だれにだってお気に入りの店がある。レストラン・食堂・喫茶店・カフェ・バー…。知り合いだから・おいしいから・居心地がいいから…。ジャンルもその理由もひとそれぞれ。ひとつ言えるとしたら、そんなお店があればそれは豊かな人生に違いない。だから、あの人にお気に入りのお店を教えてもらいたい。第1回目はコンランショップ・ジャパンの中原慎一郎さんがお気に入りのイタリアンレストランへ行ってきた。
「お店じょうず」なひとがいるお店。
「イゴラ(Igora)」に通うようになったのは、コロナに入ってからだと思います。それまではアメリカを行ったり来たりしていたので、都内でごはんを食べに行く機会はほとんどなかったんです。でもコロナになって海外に行けなくなったことで、逆に都内のお店をいろいろと調べるようになりました。そんな時期に「イゴラ」のオーナーの坂井くんとも知り合って仲良くなっちゃって、それから頻繁に通うようになりました。
自分はひとりで食事をするよりも、誰かと一緒にたのしみたいタイプ。もしひとりだったら家で済ませちゃいますね。コロナ以降は、食事のお誘いがそれまでとは別レベルで増えて、まあ昔だったらこのひととは行かないだろうなあと思うひとや、いままでは知り合わなかったタイプのひととも食事の場で出会うようになって、それはそれでいいなあと思うようになりました。予定さえ空いていれば断らなくなったし、自分も大人になったと思いますね。
「ザ・コンランショップ」の仕事が中心になったこともあるんですけど、そうやっていろんなひとと頻繁に食事をするようになってくると、知らないお店にいくよりも、知ってるひとがいるお店の方がいいじゃないですか。「イゴラ」はそんなときに思いつく最初のお店です。イタリアンは元々すごく好きなんですけど、坂井くんがつくる料理が好きになっちゃったんです。カジュアルだけどちょっとフォーマルにも使えて、いろんなことがちゃんとしてる。その感じがすごく好きですね。なんて言うか、「イゴラ」は男友達の家に遊びに行くみたいな気軽な感覚があるんですけど、ちゃんとしたレストランの感じも備えています。カウンターがメインだけど、大勢で行ってもたのしめるし、パスタを3種類も4種類もつくってくれるから、パスタ好きにはたまりません。やっぱイタリアンって最高だなあと感じさせてくれる場所です。ただ如何せん場所がウチから遠いので、わざわざ行く感じになっちゃうんです。もし近くにあったらもっと行っちゃんだろなあ。「ごめんパスタだけ食べていい?」とか「ワインだけ飲んでいい?」 ってやっちゃいそうですよね。近所のひとたちはそんな使い方をしてるんじゃないかなと思いますね。

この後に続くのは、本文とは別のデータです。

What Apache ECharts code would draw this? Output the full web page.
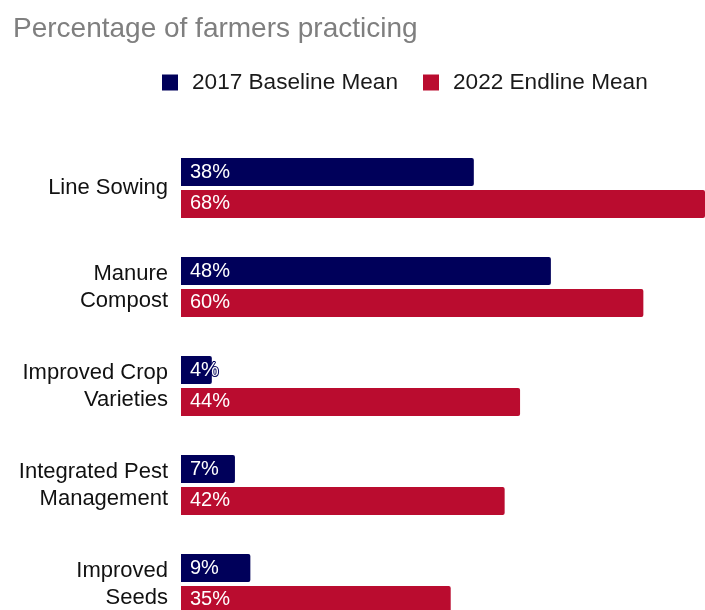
<!DOCTYPE html>
<html>
<head>
<meta charset="utf-8">
<script src="https://cdn.jsdelivr.net/npm/echarts@6/dist/echarts.min.js"></script>
<style>
  html, body { margin: 0; padding: 0; background: #ffffff; }
  #chart { width: 705px; height: 610px; }
</style>
</head>
<body>
<div id="chart"></div>
<script>
// Adoption of farming practices, share of farmers (%)
const practices = [
  'Line Sowing',
  'Manure\nCompost',
  'Improved Crop\nVarieties',
  'Integrated Pest\nManagement',
  'Improved\nSeeds'
];
const baseline2017 = [38, 48, 4, 7, 9];
const endline2022 = [68, 60, 44, 42, 35];
const seriesNames = ['2017 Baseline Mean', '2022 Endline Mean'];

const BLUE = '#00005a';
const RED = '#ba0c2f';
const FONT = '"Liberation Sans", Arial, sans-serif';

function barLabel(borderColor) {
  return {
    show: true,
    position: 'insideLeft',
    distance: 9,
    color: '#ffffff',
    fontFamily: FONT,
    fontSize: 20,
    textBorderColor: borderColor,
    textBorderWidth: 2,
    formatter: p => p.value + '%'
  };
}

const chart = echarts.init(document.getElementById('chart'), null, { renderer: 'canvas' });
chart.setOption({
  animation: false,
  backgroundColor: '#ffffff',
  title: {
    text: 'Percentage of farmers practicing',
    left: 8,
    top: 10,
    textStyle: { color: '#7f7f7f', fontFamily: FONT, fontSize: 28, fontWeight: 'normal' }
  },
  legend: {
    data: seriesNames,
    left: 157,
    top: 66,
    itemWidth: 16,
    itemHeight: 16,
    itemGap: 25,
    icon: 'rect',
    textStyle: { color: '#1a1a1a', fontFamily: FONT, fontSize: 22.6, padding: [0, 0, 0, 9] }
  },
  grid: {
    left: 181,
    right: 0,
    top: 138.5,
    height: 495,
    containLabel: false,
    outerBoundsMode: 'none'
  },
  xAxis: {
    type: 'value',
    min: 0,
    max: 68,
    show: false
  },
  yAxis: {
    type: 'category',
    data: practices,
    inverse: true,
    axisLine: { show: false },
    axisTick: { show: false },
    splitLine: { show: false },
    axisLabel: {
      color: '#111111',
      fontFamily: FONT,
      fontSize: 22,
      lineHeight: 27,
      margin: 13,
      align: 'right'
    }
  },
  series: [
    {
      name: seriesNames[0],
      type: 'bar',
      data: baseline2017,
      barWidth: 28,
      barGap: '14%',
      itemStyle: { color: BLUE, borderRadius: [0, 2, 2, 0] },
      label: barLabel(BLUE)
    },
    {
      name: seriesNames[1],
      type: 'bar',
      data: endline2022,
      barWidth: 28,
      itemStyle: { color: RED, borderRadius: [0, 2, 2, 0] },
      label: barLabel(RED)
    }
  ]
});
</script>
</body>
</html>
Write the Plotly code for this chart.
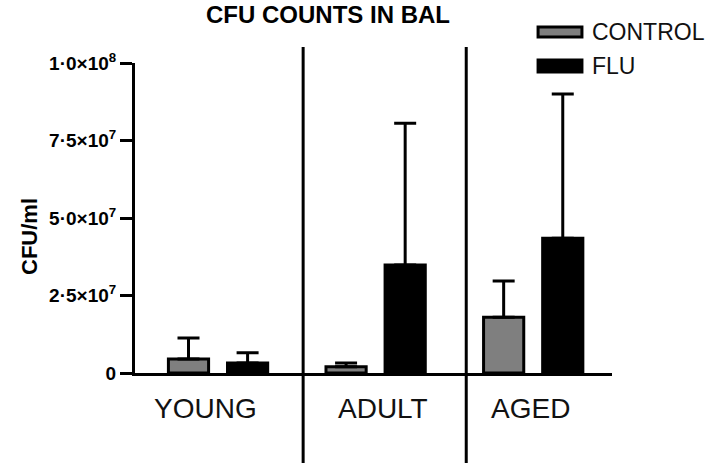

坂井くんは男女問わず誰からも好かれる不思議なひとで、料理人としても優れているんだけど、何よりサービスがすごく上手。お客さんとの距離感もいいし、誰に対しても分け隔てのない接客で、絶対に嫌な思いをさせないなあと思って見ています。例えば、仲のいい友達何人かで行ってしゃべりまくるような場面でも、坂井くんは会話にスッと入ってくる。みんな坂井くんに会いに行ってご飯を食べようって感じで行ってるんじゃないかなあ。本当に心地いいですよ。
ぼくが好きなお店って、「お店じょうず」なところなんです。ぼくはレストランやごはん屋さんをオーナーごと見るようなところがあって、このひとはこういう料理を、こういう場所で、こういう内装で、こういう経営形態でやってるんだって、いろいろ考えてみてお店のよさを理解して「自分の中に置く」感覚があるんです。お店じょうずなひとって、オーナーとして、ひととして、いろいろ開かれた心を持っていて、受け入れられる感覚とか、必要なところで任せられる力があるひと。どこかで自分のやれる範囲を決めてて、あとは信頼して任せちゃう。そういう方が、結果的にいいお店になるんじゃないかなと思います。そういうのって住宅にしてもそうなんですけどね。
お店じょうずであることが、自分にとってとても大事なことだったりするから、そういう意味では坂井くんのところはまさにそうですよね。「湯気」の田口くんもそうだし、「パドラーズコーヒー」のまっちゃんなんかもそうですよね。ごはんがおいしいとか内装や何かが整えられてるってことよりも、根っからのお店じょうずがやってるお店と、そういうひとが好きって感覚ですね。
Igora
Profile
中原慎一郎(株式会社コンランショップ・ジャパン 代表取締役)
1971年生まれ、鹿児島県出身。1999年にランドスケーププロダクツを設立。インテリアショップ「Playmountain」やカフェ「Tas Yard」などを手掛ける。2022年より、「ザ・コンランショップ」代表取締役社長。